De momento queda claro que en el pueblo de Dios no puede haber diferencia por el origen: judíos y gentiles entran a formar parte de él por la fe, no por su nacimiento. En principio tampoco hay diferencia entre los sexos: Jesús llamó a hombres y mujeres para que fueran sus discípulos (Mc 15,40s; Lc 8,1-3), por lo que en el nuevo orden del Reino de Dios, que se hace realidad en el pueblo de Dios que Jesús forma, no cabe la exclusión de nadie por motivos de raza, de sexo o de condición social:
“Todos sois hijos de Dios por la fe en Cristo Jesús. En efecto, todos los bautizados en Cristo os habéis revestido de Cristo: ya no hay entre vosotros judío ni griego, esclavo ni libre, hombre ni mujer, ya que todos sois uno en Cristo Jesús. Y si sois de Cristo, ya sois descendencia de Abrahán herederos según la promesa” (Gal 3,26-29).
Aquellos que creen en Cristo y se insertan en su Cuerpo mediante el bautismo directamente pasan a formar parte del Pueblo de Dios, en el que están eliminadas las contraposiciones vigentes en las demás sociedades (1Cor 12,12s).
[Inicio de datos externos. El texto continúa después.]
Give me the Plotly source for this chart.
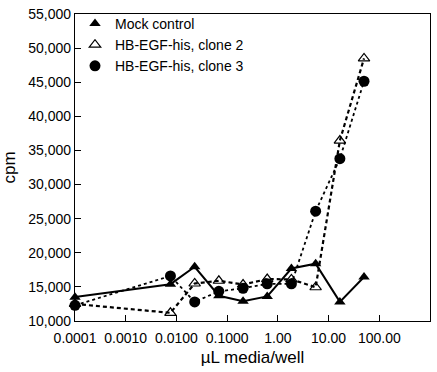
import plotly.graph_objects as go

dose = [0.0001, 0.00762, 0.0229, 0.0686, 0.206, 0.617, 1.85, 5.56, 16.7, 50.0]
mock = [13500, 15400, 17950, 13700, 12900, 13600, 17700, 18400, 12800, 16450]
clone2 = [12500, 11200, 15500, 15900, 15350, 16150, 16100, 14950, 36450, 48500]
clone3 = [12300, 16600, 12800, 14350, 14800, 15450, 15450, 26100, 33800, 45150]

names = ["Mock control", "HB-EGF-his, clone 2", "HB-EGF-his, clone 3"]
xtick_vals = [0.0001, 0.001, 0.01, 0.1, 1, 10, 100]
xtick_text = ["0.0001", "0.0010", "0.0100", "0.1000", "1.00", "10.00", "100.00"]
ytick_vals = list(range(10000, 55001, 5000))

FONT = "Liberation Sans, Arial, sans-serif"

fig = go.Figure()
series = [
    (mock, names[0], dict(symbol="triangle-up", size=10, color="black"), dict(color="black", width=2, dash="solid")),
    (clone2, names[1], dict(symbol="triangle-up-open", size=10, color="black", line=dict(width=1.2, color="black")), dict(color="black", width=2.2, dash="4px,3px")),
    (clone3, names[2], dict(symbol="circle", size=11, color="black"), dict(color="black", width=1.8, dash="dot")),
]
for ys, nm, mk, ln in series:
    fig.add_trace(go.Scatter(x=dose, y=ys, mode="lines+markers", marker=mk, line=ln,
                             name=nm, showlegend=False, cliponaxis=False))
for ys, nm, mk, ln in series:
    fig.add_trace(go.Scatter(x=[None], y=[None], mode="markers", marker=mk, name=nm, showlegend=True))

fig.update_layout(
    width=437, height=372,
    margin=dict(l=75, r=6, t=7, b=51),
    paper_bgcolor="white", plot_bgcolor="white",
    font=dict(family=FONT, size=14, color="black"),
    legend=dict(x=0.0, y=1.02, xanchor="left", yanchor="top", bgcolor="rgba(0,0,0,0)",
                font=dict(size=14), tracegroupgap=0, itemwidth=30),
    xaxis=dict(type="log", range=[-4, 3], tickvals=xtick_vals, ticktext=xtick_text,
               ticks="inside", ticklen=6, tickcolor="black", showgrid=False, zeroline=False,
               showline=True, linecolor="black", linewidth=1.2, mirror=True,
               ticklabelstandoff=4,
               title=dict(text="µL media/well", standoff=6), tickfont=dict(size=14)),
    yaxis=dict(range=[10000, 55010], tickvals=ytick_vals, tickformat=",d",
               ticks="inside", ticklen=6, tickcolor="black", showgrid=False, zeroline=False,
               showline=True, linecolor="black", linewidth=1.2, mirror=True,
               title=dict(text="cpm", standoff=8), tickfont=dict(size=14)),
)

fig.write_html("out.html", config={"displayModeBar": False},
               post_script="document.body.style.margin='0';")
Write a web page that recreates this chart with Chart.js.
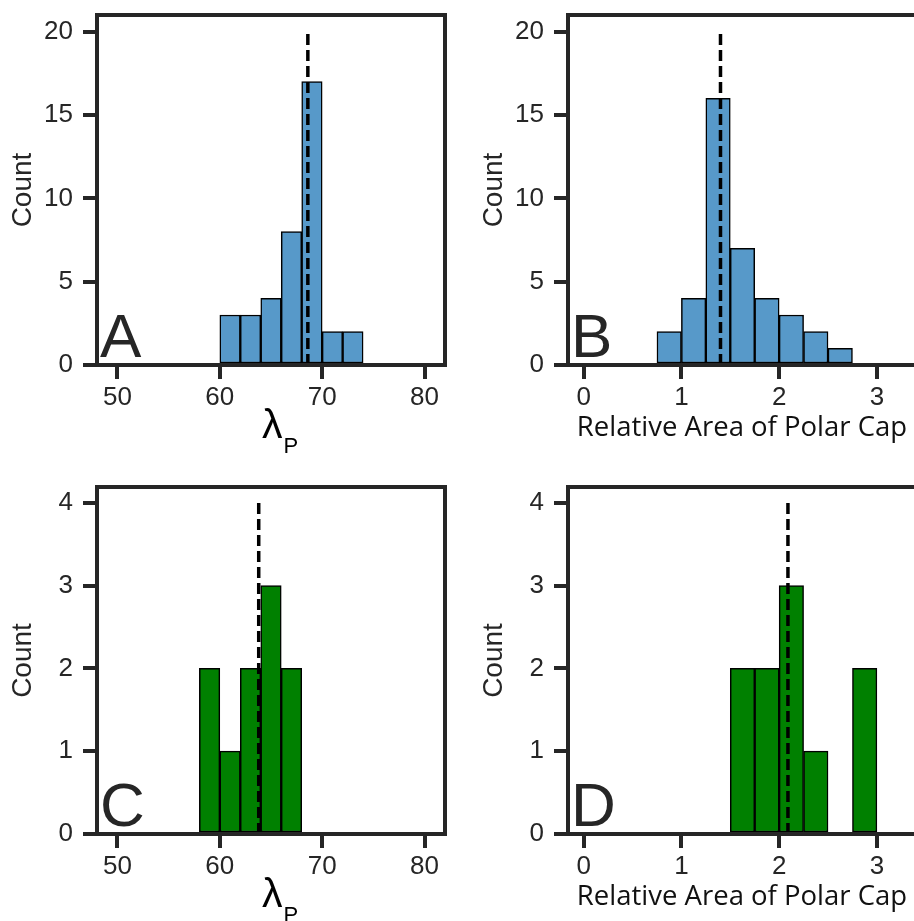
<!DOCTYPE html>
<html>
<head>
<meta charset="utf-8">
<script src="https://cdn.jsdelivr.net/npm/chart.js@4.4.1/dist/chart.umd.min.js"></script>
<style>
  html, body { margin: 0; padding: 0; background: #fff; overflow: hidden; }
  body { width: 914px; height: 921px; position: relative; }
  .panel { position: absolute; }
  #boxA { left: 0; top: 0; width: 457px; height: 460px; }
  #boxB { left: 457px; top: 0; width: 470px; height: 460px; }
  #boxC { left: 0; top: 460px; width: 457px; height: 461px; }
  #boxD { left: 457px; top: 460px; width: 470px; height: 461px; }
</style>
</head>
<body>
<div class="panel" id="boxA"><canvas id="chartA"></canvas></div>
<div class="panel" id="boxB"><canvas id="chartB"></canvas></div>
<div class="panel" id="boxC"><canvas id="chartC"></canvas></div>
<div class="panel" id="boxD"><canvas id="chartD"></canvas></div>

<script>
// histogram bins (edges) and counts
var lambdaEdgesA = [60, 62, 64, 66, 68, 70, 72, 74];
var lambdaCountsA = [3, 3, 4, 8, 17, 2, 2];
var areaEdgesB = [0.75, 1.0, 1.25, 1.5, 1.75, 2.0, 2.25, 2.5, 2.75];
var areaCountsB = [2, 4, 16, 7, 4, 3, 2, 1];
var lambdaEdgesC = [58, 60, 62, 64, 66, 68];
var lambdaCountsC = [2, 1, 2, 3, 2];
var areaEdgesD = [1.5, 1.75, 2.0, 2.25, 2.5, 2.75, 3.0];
var areaCountsD = [2, 2, 3, 1, 0, 2];

// dashed reference lines (x position, top of line)
var meanA = 68.6, meanB = 1.40, meanC = 63.8, meanD = 2.09;
var dashTopUpper = 20, dashTopLower = 4;

// tick labels
var lambdaTicks = [50, 60, 70, 80];
var areaTicks = [0, 1, 2, 3];
var countTicksUpper = [0, 5, 10, 15, 20];
var countTicksLower = [0, 1, 2, 3, 4];

var ink = '#262626';
var sans = '"Liberation Sans", Arial, sans-serif';

// frame, panel letter and the lambda_P label
var panelDecor = {
    id: 'panelDecor',
    afterDraw: function(chart, args, opts) {
        var ctx = chart.ctx, a = chart.chartArea;
        ctx.save();
        ctx.strokeStyle = ink;
        ctx.lineWidth = 4;
        ctx.strokeRect(a.left, a.top, a.right - a.left, a.bottom - a.top);
        ctx.fillStyle = ink;
        ctx.textAlign = 'left';
        ctx.textBaseline = 'alphabetic';
        ctx.font = '62px ' + sans;
        ctx.fillText(opts.letter, a.left + 3, a.bottom - 8);
        if (opts.lambda) {
            var cx = (a.left + a.right) / 2 - 9;
            ctx.fillStyle = '#000';
            ctx.font = '41px ' + sans;
            ctx.fillText('λ', cx, a.bottom + 73);
            var w = ctx.measureText('λ').width;
            ctx.font = '22px ' + sans;
            ctx.fillText('P', cx + w + 1, a.bottom + 88);
        }
        ctx.restore();
    }
};

function makeHist(id, o) {
    var bars = [];
    for (var i = 0; i < o.counts.length; i++) {
        bars.push({x: (o.edges[i] + o.edges[i + 1]) / 2, y: o.counts[i]});
    }
    return new Chart(document.getElementById(id), {
        type: 'bar',
        data: {
            datasets: [{
                type: 'line',
                data: [{x: o.mean, y: 0}, {x: o.mean, y: o.lineTop}],
                borderColor: '#000',
                borderWidth: 3.5,
                borderDash: [11, 5],
                pointRadius: 0,
                order: 0
            }, {
                type: 'bar',
                data: bars,
                backgroundColor: o.color,
                borderColor: '#000',
                borderWidth: 1.5,
                borderSkipped: false,
                barPercentage: 1,
                categoryPercentage: 1,
                order: 1
            }]
        },
        options: {
            responsive: true,
            maintainAspectRatio: false,
            animation: false,
            devicePixelRatio: 1,
            layout: { padding: o.pad },
            plugins: {
                legend: { display: false },
                tooltip: { enabled: false },
                panelDecor: { letter: o.letter, lambda: o.lambda }
            },
            scales: {
                x: {
                    type: 'linear',
                    min: o.xmin,
                    max: o.xmax,
                    offset: false,
                    grid: { display: true, offset: false, drawOnChartArea: false, drawTicks: true,
                            tickLength: 14, lineWidth: 4, color: ink },
                    border: { display: false },
                    ticks: { color: ink, font: { family: sans, size: 26 }, padding: 3,
                             maxRotation: 0, autoSkip: false },
                    afterBuildTicks: function(s) { s.ticks = o.xticks.map(function(v) { return {value: v}; }); },
                    afterFit: function(s) { s.height = 87; s.paddingLeft = 0; s.paddingRight = 0; },
                    title: {
                        display: !o.lambda,
                        text: 'Relative Area of Polar Cap',
                        color: '#111',
                        font: { family: '"Open Sans", "Noto Sans", sans-serif', size: 27.5 },
                        padding: { top: 0, bottom: 7 }
                    }
                },
                y: {
                    min: 0,
                    max: o.ymax,
                    grid: { display: true, drawOnChartArea: false, drawTicks: true,
                            tickLength: 14, lineWidth: 4, color: ink },
                    border: { display: false },
                    ticks: { color: ink, font: { family: sans, size: 26 }, padding: 10 },
                    afterBuildTicks: function(s) { s.ticks = o.yticks.map(function(v) { return {value: v}; }); },
                    afterFit: function(s) { s.width = 97; s.paddingTop = 0; s.paddingBottom = 0; },
                    title: {
                        display: true,
                        text: 'Count',
                        color: ink,
                        font: { family: sans, size: 28 },
                        padding: { top: 6, bottom: 0 }
                    }
                }
            }
        },
        plugins: [panelDecor]
    });
}

var blue = '#5799c9';
var green = '#008000';

makeHist('chartA', { edges: lambdaEdgesA, counts: lambdaCountsA, mean: meanA, lineTop: dashTopUpper,
    color: blue, letter: 'A', lambda: true, xmin: 48, xmax: 82, ymax: 21,
    xticks: lambdaTicks, yticks: countTicksUpper,
    pad: { left: 0, top: 15, right: 12, bottom: 8 } });
makeHist('chartB', { edges: areaEdgesB, counts: areaCountsB, mean: meanB, lineTop: dashTopUpper,
    color: blue, letter: 'B', lambda: false, xmin: -0.16, xmax: 3.4, ymax: 21,
    xticks: areaTicks, yticks: countTicksUpper,
    pad: { left: 14, top: 15, right: 11, bottom: 8 } });
makeHist('chartC', { edges: lambdaEdgesC, counts: lambdaCountsC, mean: meanC, lineTop: dashTopLower,
    color: green, letter: 'C', lambda: true, xmin: 48, xmax: 82, ymax: 4.19,
    xticks: lambdaTicks, yticks: countTicksLower,
    pad: { left: 0, top: 27, right: 12, bottom: 0 } });
makeHist('chartD', { edges: areaEdgesD, counts: areaCountsD, mean: meanD, lineTop: dashTopLower,
    color: green, letter: 'D', lambda: false, xmin: -0.16, xmax: 3.4, ymax: 4.19,
    xticks: areaTicks, yticks: countTicksLower,
    pad: { left: 14, top: 27, right: 11, bottom: 0 } });
</script>
</body>
</html>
Aquellos que creen en Cristo y se insertan en su Cuerpo mediante el bautismo directamente pasan a formar parte del Pueblo de Dios, en el que están eliminadas las contraposiciones vigentes en las demás sociedades (1Cor 12,12s).
Esto debe vivirse ya como anticipo y promesa de que lo que Dios realizará para toda la humanidad en el tiempo futuro, que ya ha comenzado en la Iglesia. Si no somos capaces de vivirlo así, la Sagrada Escritura siempre será una denuncia y un estímulo para que lo sigamos intentando.